● **What to do**:
Print, word for word, every line from the beginning of the listing up to and including the line with "y_ticks = [0, 1]". Pictures are to be excluded.

(Plotting code records)
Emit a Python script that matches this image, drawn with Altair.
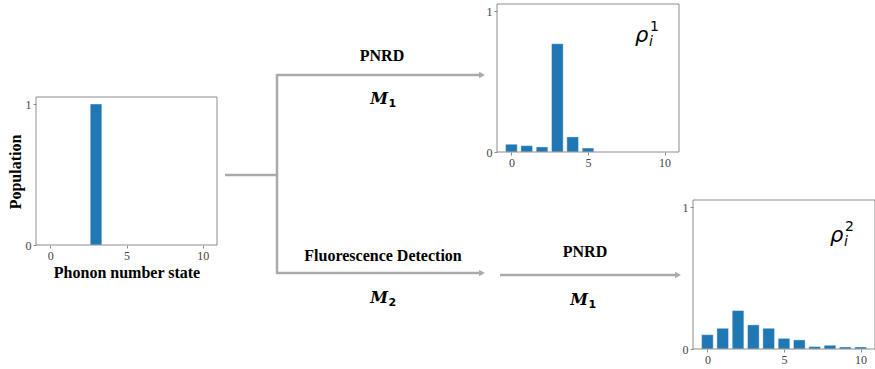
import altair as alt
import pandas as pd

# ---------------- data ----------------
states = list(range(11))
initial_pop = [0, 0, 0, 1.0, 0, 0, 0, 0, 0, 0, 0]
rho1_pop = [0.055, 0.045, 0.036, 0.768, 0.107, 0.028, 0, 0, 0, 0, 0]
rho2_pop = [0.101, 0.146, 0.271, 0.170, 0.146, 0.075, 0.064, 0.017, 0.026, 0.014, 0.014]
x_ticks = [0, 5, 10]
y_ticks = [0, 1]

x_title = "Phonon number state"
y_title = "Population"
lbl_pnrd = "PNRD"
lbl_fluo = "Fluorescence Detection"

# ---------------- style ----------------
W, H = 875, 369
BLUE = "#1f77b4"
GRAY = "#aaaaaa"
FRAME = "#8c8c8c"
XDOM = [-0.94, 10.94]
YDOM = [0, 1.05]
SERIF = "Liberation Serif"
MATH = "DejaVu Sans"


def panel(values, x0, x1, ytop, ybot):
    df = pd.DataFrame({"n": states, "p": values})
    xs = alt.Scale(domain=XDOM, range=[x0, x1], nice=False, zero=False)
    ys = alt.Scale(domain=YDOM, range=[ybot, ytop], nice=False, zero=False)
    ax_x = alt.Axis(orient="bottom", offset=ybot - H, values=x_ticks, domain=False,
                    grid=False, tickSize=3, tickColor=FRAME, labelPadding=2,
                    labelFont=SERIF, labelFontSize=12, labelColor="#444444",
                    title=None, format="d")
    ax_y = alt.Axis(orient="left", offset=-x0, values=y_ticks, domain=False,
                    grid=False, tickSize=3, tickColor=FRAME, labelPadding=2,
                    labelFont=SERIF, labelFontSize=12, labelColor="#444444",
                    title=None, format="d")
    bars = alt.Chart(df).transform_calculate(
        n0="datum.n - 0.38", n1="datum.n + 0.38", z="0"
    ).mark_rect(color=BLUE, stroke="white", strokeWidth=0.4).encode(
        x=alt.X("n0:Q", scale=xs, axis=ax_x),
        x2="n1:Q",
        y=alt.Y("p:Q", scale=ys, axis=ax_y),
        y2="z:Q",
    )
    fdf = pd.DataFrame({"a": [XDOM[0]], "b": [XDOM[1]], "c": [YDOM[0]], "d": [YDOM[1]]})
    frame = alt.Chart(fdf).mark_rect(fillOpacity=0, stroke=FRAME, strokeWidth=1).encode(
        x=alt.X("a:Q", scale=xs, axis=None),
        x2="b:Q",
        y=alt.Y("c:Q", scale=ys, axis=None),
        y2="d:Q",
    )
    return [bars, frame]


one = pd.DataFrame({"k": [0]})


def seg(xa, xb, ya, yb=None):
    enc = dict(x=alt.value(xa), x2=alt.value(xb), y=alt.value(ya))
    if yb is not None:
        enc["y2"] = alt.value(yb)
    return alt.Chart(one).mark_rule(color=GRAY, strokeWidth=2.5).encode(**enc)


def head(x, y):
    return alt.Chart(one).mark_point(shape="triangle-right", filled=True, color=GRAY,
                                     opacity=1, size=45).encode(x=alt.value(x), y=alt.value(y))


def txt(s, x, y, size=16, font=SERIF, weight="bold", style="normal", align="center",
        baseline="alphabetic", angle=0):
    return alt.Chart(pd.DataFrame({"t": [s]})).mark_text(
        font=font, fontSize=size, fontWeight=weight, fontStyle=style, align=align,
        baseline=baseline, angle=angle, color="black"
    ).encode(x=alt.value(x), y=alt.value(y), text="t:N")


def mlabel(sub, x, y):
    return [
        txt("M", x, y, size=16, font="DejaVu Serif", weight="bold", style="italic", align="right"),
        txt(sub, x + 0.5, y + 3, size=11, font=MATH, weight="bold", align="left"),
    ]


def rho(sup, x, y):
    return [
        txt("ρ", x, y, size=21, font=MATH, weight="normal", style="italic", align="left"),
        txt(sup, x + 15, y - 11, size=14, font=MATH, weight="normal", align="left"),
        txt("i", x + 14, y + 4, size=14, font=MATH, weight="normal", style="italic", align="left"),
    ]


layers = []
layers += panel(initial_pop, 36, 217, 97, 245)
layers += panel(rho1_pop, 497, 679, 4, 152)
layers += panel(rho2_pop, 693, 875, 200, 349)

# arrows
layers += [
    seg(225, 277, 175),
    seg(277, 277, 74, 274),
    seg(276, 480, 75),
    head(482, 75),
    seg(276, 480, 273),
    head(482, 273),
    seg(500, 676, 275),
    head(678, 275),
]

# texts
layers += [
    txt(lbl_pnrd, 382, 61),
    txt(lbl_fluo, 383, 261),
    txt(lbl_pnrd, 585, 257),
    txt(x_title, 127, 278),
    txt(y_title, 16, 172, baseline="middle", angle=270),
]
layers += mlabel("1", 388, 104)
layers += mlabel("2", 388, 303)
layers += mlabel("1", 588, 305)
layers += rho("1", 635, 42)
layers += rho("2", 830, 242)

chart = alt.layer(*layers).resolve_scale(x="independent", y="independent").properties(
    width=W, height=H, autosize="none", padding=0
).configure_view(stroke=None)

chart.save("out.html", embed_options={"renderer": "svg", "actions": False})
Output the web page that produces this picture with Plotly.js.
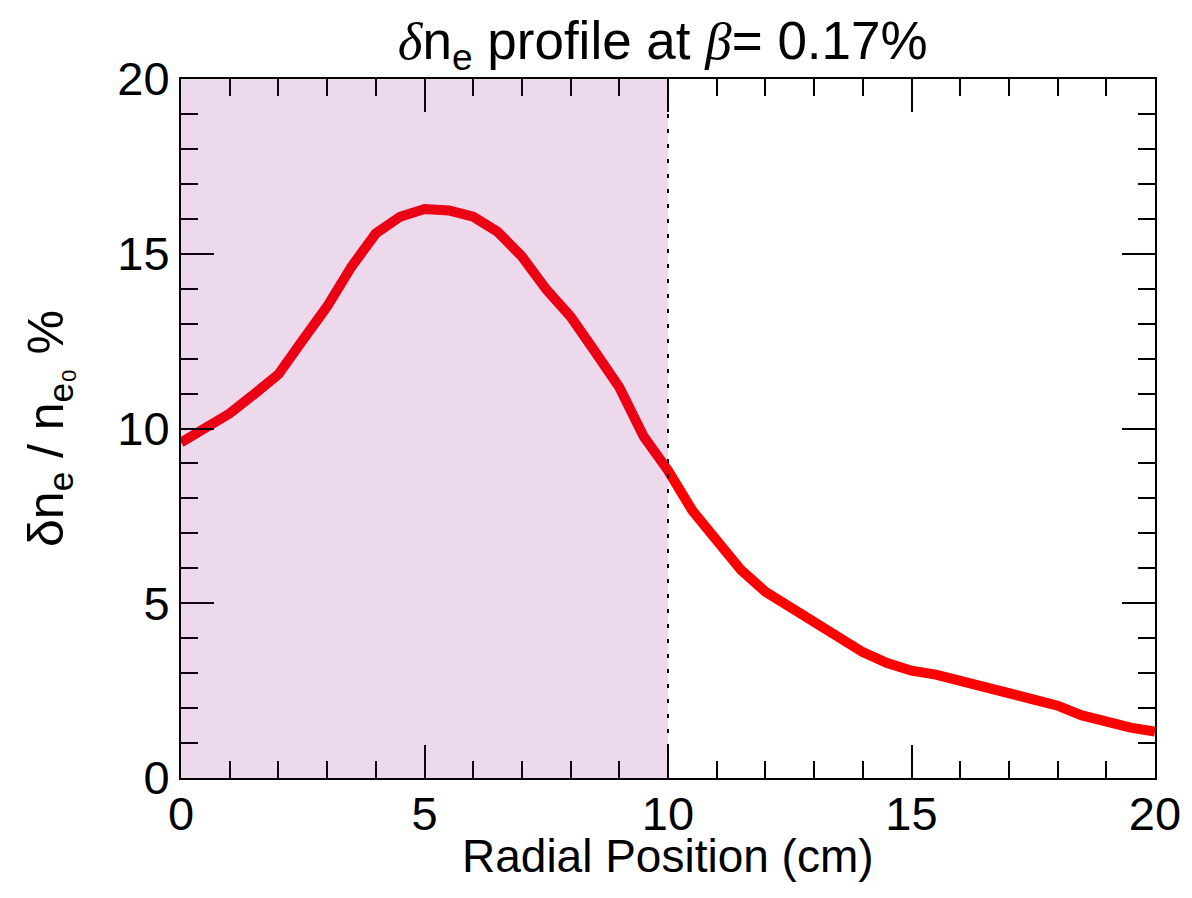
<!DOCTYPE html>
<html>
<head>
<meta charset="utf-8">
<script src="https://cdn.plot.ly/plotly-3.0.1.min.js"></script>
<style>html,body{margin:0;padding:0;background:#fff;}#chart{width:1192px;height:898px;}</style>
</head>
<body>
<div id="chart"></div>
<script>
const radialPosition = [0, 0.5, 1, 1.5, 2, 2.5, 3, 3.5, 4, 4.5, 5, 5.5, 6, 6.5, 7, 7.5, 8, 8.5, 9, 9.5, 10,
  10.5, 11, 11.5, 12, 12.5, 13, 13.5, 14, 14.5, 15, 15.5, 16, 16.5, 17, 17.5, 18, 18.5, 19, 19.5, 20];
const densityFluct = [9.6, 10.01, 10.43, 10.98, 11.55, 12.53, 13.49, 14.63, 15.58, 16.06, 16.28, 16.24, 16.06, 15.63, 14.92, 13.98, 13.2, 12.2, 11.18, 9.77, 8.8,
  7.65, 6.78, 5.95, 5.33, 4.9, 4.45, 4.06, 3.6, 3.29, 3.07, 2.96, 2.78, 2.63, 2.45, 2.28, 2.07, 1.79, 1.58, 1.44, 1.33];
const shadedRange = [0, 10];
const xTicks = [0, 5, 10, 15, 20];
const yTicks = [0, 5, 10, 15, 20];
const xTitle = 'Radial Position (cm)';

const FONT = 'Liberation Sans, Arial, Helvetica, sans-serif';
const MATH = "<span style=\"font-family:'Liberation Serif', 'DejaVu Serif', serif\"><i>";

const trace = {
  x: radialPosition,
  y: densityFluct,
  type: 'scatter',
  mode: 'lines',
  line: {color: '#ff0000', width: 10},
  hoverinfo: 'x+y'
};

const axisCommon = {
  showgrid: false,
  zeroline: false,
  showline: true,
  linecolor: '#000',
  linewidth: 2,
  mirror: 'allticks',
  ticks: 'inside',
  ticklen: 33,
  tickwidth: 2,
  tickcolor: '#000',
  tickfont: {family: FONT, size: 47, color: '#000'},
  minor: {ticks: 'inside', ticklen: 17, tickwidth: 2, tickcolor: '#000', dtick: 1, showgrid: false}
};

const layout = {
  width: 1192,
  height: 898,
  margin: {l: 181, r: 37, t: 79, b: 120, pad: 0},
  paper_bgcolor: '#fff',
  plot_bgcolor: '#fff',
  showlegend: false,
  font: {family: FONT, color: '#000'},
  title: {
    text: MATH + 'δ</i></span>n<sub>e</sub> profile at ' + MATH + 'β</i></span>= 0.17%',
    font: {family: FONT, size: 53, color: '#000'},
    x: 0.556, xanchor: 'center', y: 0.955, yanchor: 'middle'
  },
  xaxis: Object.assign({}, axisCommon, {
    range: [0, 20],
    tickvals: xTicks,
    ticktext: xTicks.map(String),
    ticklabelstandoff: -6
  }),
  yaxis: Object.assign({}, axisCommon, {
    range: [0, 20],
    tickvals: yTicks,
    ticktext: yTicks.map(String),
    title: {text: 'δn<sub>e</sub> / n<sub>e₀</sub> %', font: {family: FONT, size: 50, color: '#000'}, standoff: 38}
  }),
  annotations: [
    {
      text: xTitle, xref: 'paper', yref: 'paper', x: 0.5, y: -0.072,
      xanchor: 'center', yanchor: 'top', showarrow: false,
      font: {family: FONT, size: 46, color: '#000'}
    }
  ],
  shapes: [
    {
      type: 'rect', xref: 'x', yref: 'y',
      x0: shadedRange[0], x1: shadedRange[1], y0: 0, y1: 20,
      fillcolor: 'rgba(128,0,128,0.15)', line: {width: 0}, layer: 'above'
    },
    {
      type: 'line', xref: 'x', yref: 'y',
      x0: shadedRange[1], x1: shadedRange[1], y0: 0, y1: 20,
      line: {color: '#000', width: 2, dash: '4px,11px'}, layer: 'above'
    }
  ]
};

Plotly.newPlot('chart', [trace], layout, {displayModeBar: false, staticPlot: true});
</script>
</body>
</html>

● **Finished task**:
Emit a Python script that matches this image, drawn with Altair.
import altair as alt
import pandas as pd

# ---------------- data ----------------
states = list(range(11))
initial_pop = [0, 0, 0, 1.0, 0, 0, 0, 0, 0, 0, 0]
rho1_pop = [0.055, 0.045, 0.036, 0.768, 0.107, 0.028, 0, 0, 0, 0, 0]
rho2_pop = [0.101, 0.146, 0.271, 0.170, 0.146, 0.075, 0.064, 0.017, 0.026, 0.014, 0.014]
x_ticks = [0, 5, 10]
y_ticks = [0, 1]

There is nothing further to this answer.